In spite of constant concern about crime, fraud, and illicit dealing, the American people are
still wary of a national identity document. An opinion survey by Louis Harris last year [1990]
found that 56 percent of those questioned opposed the idea of a national work
identification card to distinguish illegal aliens, resident aliens, and citizens.
Older people who remember the Nazi experience are probably more wary of enumeration
than younger people who have grown up with plastic cards, multidigit numbers, and
PIN codes...[A poll conducted in 1994 alleged -- for the first time -- that a majority of Americans
favor a national identification card.]
...Politicians sense this strain in the American character,
and not one has endorsed the idea of a national identity document [Ed.
Until President Clinton in 1994 proposed the National Health Security Identification
Card]. Bureaucrats sense this opposition as well, and so, being bureaucrats,
they press not for a national identification (ID) number immediately but for
authority to enumerate only their own constituency, to serve their narrow needs -- without
regard to the cumulative impact of these gradual intrusions on the citzenry as a whole.

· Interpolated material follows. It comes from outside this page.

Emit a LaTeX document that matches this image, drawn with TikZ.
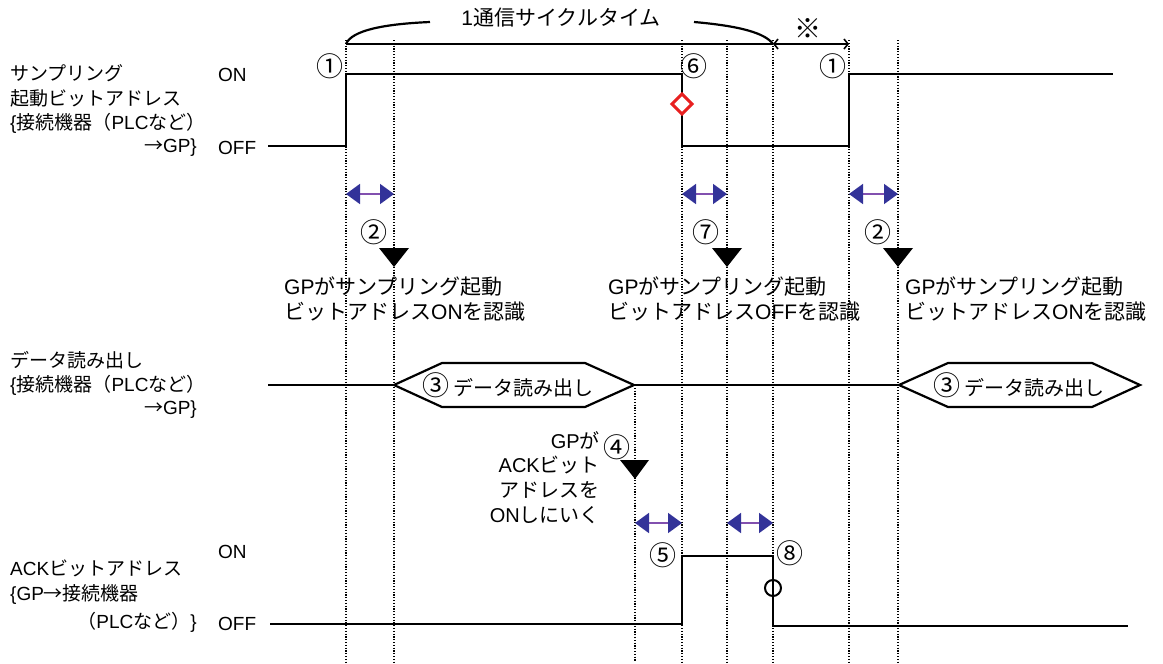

"A national ID card," they say, "would be used only for
employers to establish citizenship. It would not be used to cash checks. Police could not require you to produce it on
the street. We'll make sure by legislation." But is it realistic to expect that such a policy would remain
for long?
And so the nightmare of a national ID number is upon us
because of a series of small bureaucratic baby steps, not as the result of deliberate national decision.